> I won’t speculate about why images exhibit this behaviour and sound seemingly ...

benanne · on Sept 3, 2024

Thanks for reading! The paper that directly inspired this blog post actually investigates the latter (blurring as the corruption process): https://arxiv.org/abs/2206.13397

fjkdlsjflkds · on Sept 3, 2024

The lack of semantics associated to DC (and near-DC) components in audio data is important, and a big difference compared to image data, no doubt.

I'm not sure this changes if you look at a cepstral representation (as suggested in the article).

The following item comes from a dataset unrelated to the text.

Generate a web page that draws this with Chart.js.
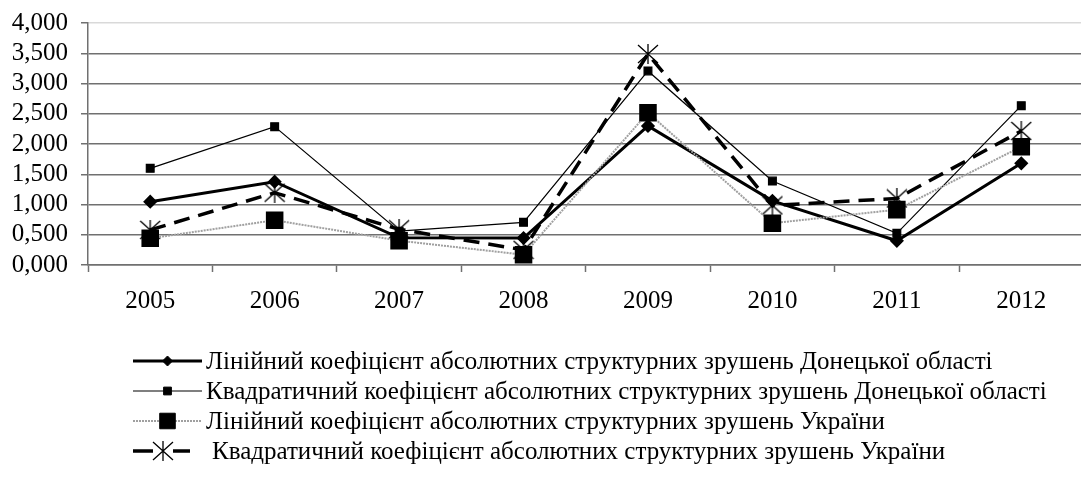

In this case, the DC component represents the (white) noise level in the raw audio space (i.e., the spectrum averaged over all frequencies), so it doesn't have strong semantics either (other than... "how noisy is the waveform?").

wrs · on Sept 3, 2024

All four audio examples are human-made, so it makes sense they emphasize the frequency range that humans distinguish best. It would be interesting to compare with natural audio to see if there’s a distinction like that found in natural vs. manmade scenes in images. (Unfortunately there are increasingly few places on Earth you can find truly natural audio with no manmade sounds audible…)

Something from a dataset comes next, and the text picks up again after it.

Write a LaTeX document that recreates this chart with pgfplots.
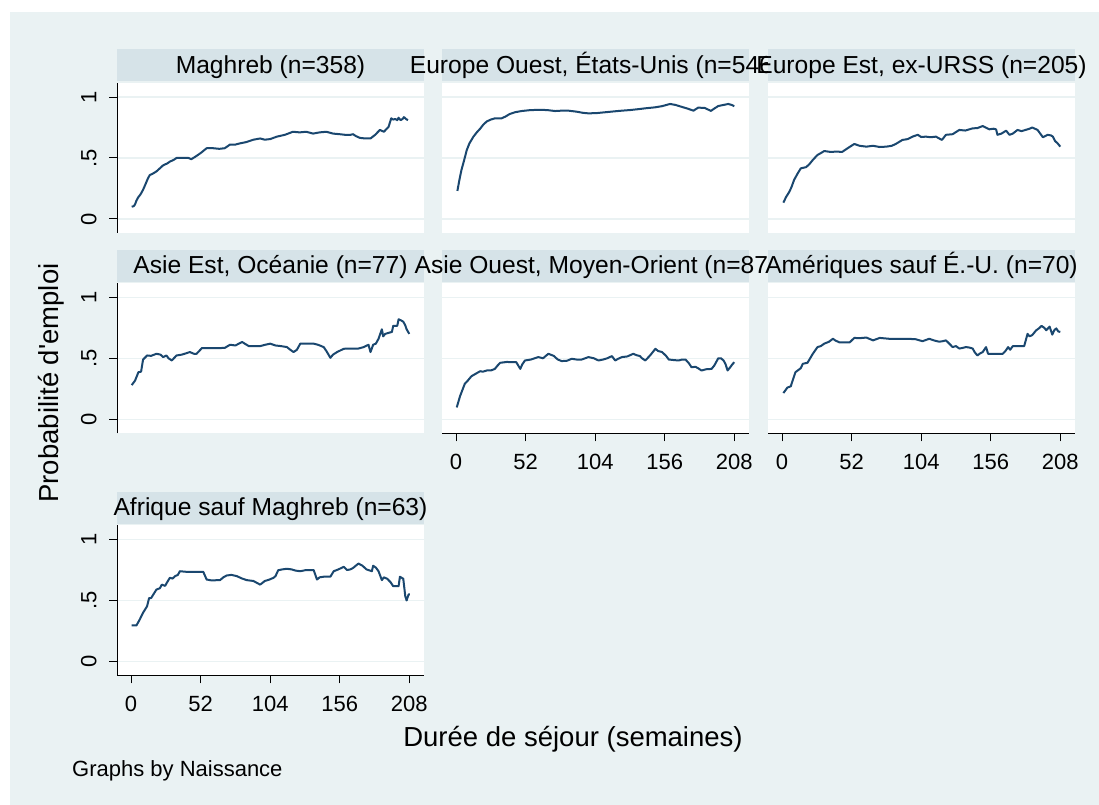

jiggawatts · on Sept 3, 2024

You could just generate the audio in frequency space, much like how MP3 style codecs encode the raw signal. This converts the purely 1D audio waveform into a 2D grid of values, which is more amenable to this type of diffusion-based generation.

psyq123 · on Sept 3, 2024

It is not really 1D - to perform any T/F transform (FFT, (M)DCT, etc.) you need a number of samples in the time domain, so you are essentially transforming 2D (intensity over time) to another 2D representation (magnitude or magnitude+phase over frequency) - this is why MP3 style codecs usually have multiple frame (or "window") lenghts, usually one longer for high frequency resolution and one shorter for high temporal resolution.

jiggawatts · on Sept 3, 2024

That’s exactly what I mean. Break up the 1D audio into 2D samples in time and frequency space. Train the AI in this space plus diffusion noise, and have it generate de-noised output in this space.